Thomas Roberts (1765/66–1841) was a Welsh radical writer.

== Personal life ==
Roberts was a son to William and Jane Roberts of Llwyn'rhudol. He was baptized at Llwyn'rhudol Uchaf in the parish of Aber-erch near Pwllheli, Caernarvonshire. He moved from Wales to London before he reached the age of 14, and was probably apprenticed to a goldsmith.

In 1791, Roberts married Mary, the daughter of a prosperous Warwickshire Quaker family. Their first child, Hannah, was born in October the same year. They had five daughters and a son and lived near the city of London at Aldgate, Clerkenwell. Mary died in March 1829 and was buried on 5 April in Bunhill Fields.

Roberts became a London goldsmith through Mary's family. In 1802, Roberts practiced at the firm of Weatherby and Roberts, goldsmiths and then worked at the firm of Thomas and R. J. Roberts in 1805. Thomas Roberts was an active member of Gwyneddigion, a society of Welsh patriots founded in London in 1770 as a Welsh-language debating society that discussed the controversial issues of radical London politics at a time of insecurity and censorship.

== Career ==
The society's purpose was the proclamation of Freedom within Society. In 1798, Roberts published the book Cwyn yn erbyn Gorthrymder (A Complaint Against Oppression). The radical pamphlet became a Welsh Enlightenment with the purpose of developing the Welsh language for learning and furthering sentiments of cultural distinctiveness to support Welsh Nationalism in the 19th century. The pamphlets used English to brand expressions and people as hostile to Wales and the Welsh language. In 1827, Roberts published an English and Welsh Vocabulary and a pocket book of Welsh phrases with their English equivalents. To ensure that Wales benefited from many of the works previously available in English, Roberts published a Welsh version of Benjamin Franklin's Poor Richard's Almanack in 1839. He then published Welsh versions of English devotional materials. Known for his critical knowledge of his native tongue, Roberts managed the publication of the Welsh edition of the Book of Common Prayer, while correcting some of the inaccuracies of earlier editions.

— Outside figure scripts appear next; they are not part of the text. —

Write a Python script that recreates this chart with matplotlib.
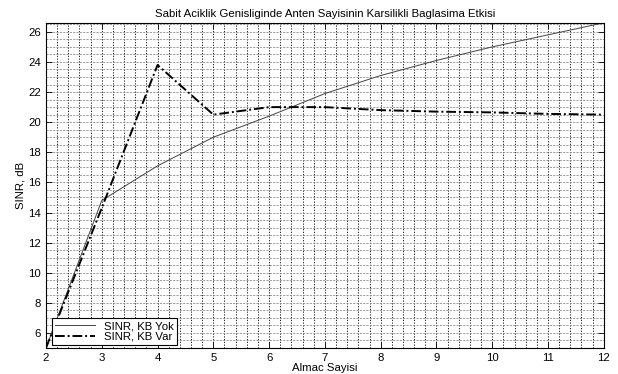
import numpy as np
import matplotlib

matplotlib.use("Agg")
import matplotlib.pyplot as plt
from matplotlib.ticker import MultipleLocator

plt.rcParams.update(
    {
        "font.family": ["Liberation Sans", "DejaVu Sans"],
        "font.size": 8.2,
        "xtick.direction": "in",
        "ytick.direction": "in",
    }
)

# ---------------------------------------------------------------------------
# Data
# ---------------------------------------------------------------------------
almac = [2, 3, 4, 5, 6, 7, 8, 9, 10, 11, 12]
sinr_kb_yok = [5.0, 14.8, 17.1, 19.0, 20.4, 21.9, 23.1, 24.1, 25.0, 25.8, 26.6]
sinr_kb_var = [5.0, 14.3, 23.8, 20.5, 21.0, 21.0, 20.8, 20.7, 20.65, 20.55, 20.5]

title = "Sabit Aciklik Genisliginde Anten Sayisinin Karsilikli Baglasima Etkisi"
labels = ["SINR, KB Yok", "SINR, KB Var"]

# ---------------------------------------------------------------------------
# Figure
# ---------------------------------------------------------------------------
fig = plt.figure(figsize=(6.18, 3.74), dpi=100)
ax = fig.add_axes([0.0744, 0.0695, 0.9026, 0.8695])

ax.plot(almac, sinr_kb_yok, color="#444444", lw=0.7, ls="-", label=labels[0])
ax.plot(almac, sinr_kb_var, color="black", lw=1.4, ls=(0, (5, 1.5, 1, 1.5)),
        label=labels[1])

ax.set_xlim(2, 12)
ax.set_ylim(min(sinr_kb_yok), max(sinr_kb_yok))
ax.xaxis.set_major_locator(MultipleLocator(1))
ax.xaxis.set_minor_locator(MultipleLocator(0.2))
ax.yaxis.set_major_locator(MultipleLocator(2))
ax.yaxis.set_minor_locator(MultipleLocator(0.5))
ax.tick_params(which="both", top=True, right=True)
ax.tick_params(which="major", length=4, width=0.6)
ax.tick_params(which="minor", length=0)

# matlab-like grid: black dotted verticals, grey dashed horizontals
ax.xaxis.grid(True, which="both", color="black", ls=(0, (1.5, 1.8)), lw=0.6)
ax.yaxis.grid(True, which="both", color="#8a8a8a", ls=(0, (2.5, 1.5)), lw=0.6)
ax.set_axisbelow(True)
for sp in ax.spines.values():
    sp.set_linewidth(0.8)

ax.set_title(title, fontsize=8.2, pad=4)
ax.set_xlabel("Almac Sayisi", labelpad=0)
ax.set_ylabel("SINR, dB", labelpad=2)

leg = ax.legend(loc="lower left", fontsize=8.2, frameon=True, fancybox=False,
                framealpha=1, edgecolor="black", handlelength=3.5,
                borderpad=0.25, labelspacing=0.05, borderaxespad=0.3,
                bbox_to_anchor=(0.005, 0.0))
leg.get_frame().set_linewidth(0.8)

fig.savefig("out.png", dpi=100)
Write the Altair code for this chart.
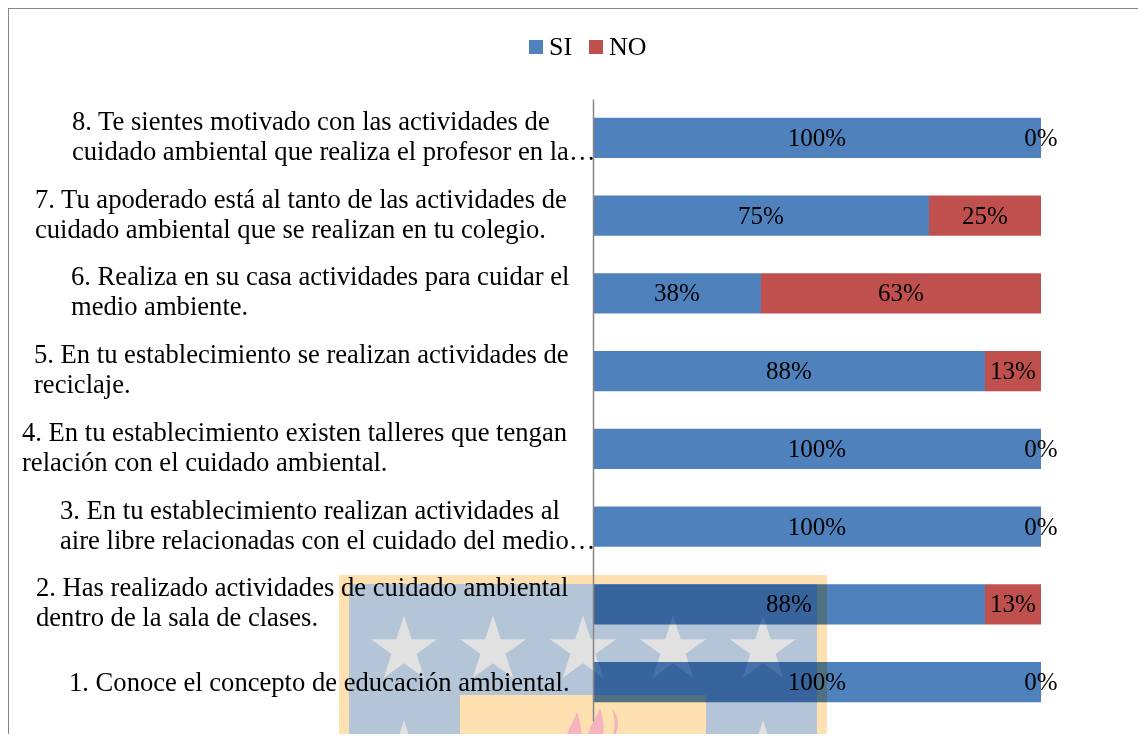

Roberts joined in challenging the clerical privilege enjoyed by the Established church and wrote against the civic inequalities experienced by the dissenters of Methodism in 18th-19th century Wales. Thomas picked up on the 'Apostles of Liberty' Richard Price and Joseph Priestley's demands for liberty of conscience as well as Thomas Paine's condemnation of 'priestcraft' as a pillar of corruption. His writings attacked tithing and the establishment of churches by a state. Roberts' pamphlets were satirized by Methodist Poet Evan Pritchard, who stated that Roberts had sent him a book from London that contained a complaint against the Methodist Bishops. Although Pritchard stated that he did not have much to say against Roberts, he suggested that he disliked Roberts' accusations. Although Roberts was not a supporter of the Methodists, he spoke in their defense. His pseudonymous writing as Arvonius spoke against the libelous anti-Methodism of a fellow London-Welshman, Anglican Edward Charles. His defence was inspired by a Quaker dislike of the established church and a radical distaste for ‘old corruption’.

== Later life ==
Roberts lost much of his wealth towards the end of his life. He lived on a pension from the Goldsmiths' company. Roberts died on 24 May 1841 at the home of his sole surviving daughter, Keturah. He was buried with Mary in Bunhill Fields on 30 May.

== Published works ==

- Cwyn yn erbyn Gorthrymder (London, 1798) a satirical pamphlet mainly directed against the payment of tithes.
- Amddiffyniad y Methodistiaid (Carmarthen, 1806) against the attacks of Edward Charles.
- An English and Welsh Vocabulary (London, 1827), and a phrase book.
- The Welsh Interpreter (London, 1831, second edition, 1838).
- Y Byd a Ddaw, by Isaac Watts (appeared in 1829) a re-issue of a translation by W. E. Jones (Gwilym Cawrdaf).
- Y Ffordd i Gaffael Cyfoeth neu Rhisiart Druan (London, 1839), based on Benjamin Franklin's Poor Richard.
- He contributed to Welsh newspapers and periodicals of the period in both English and Welsh.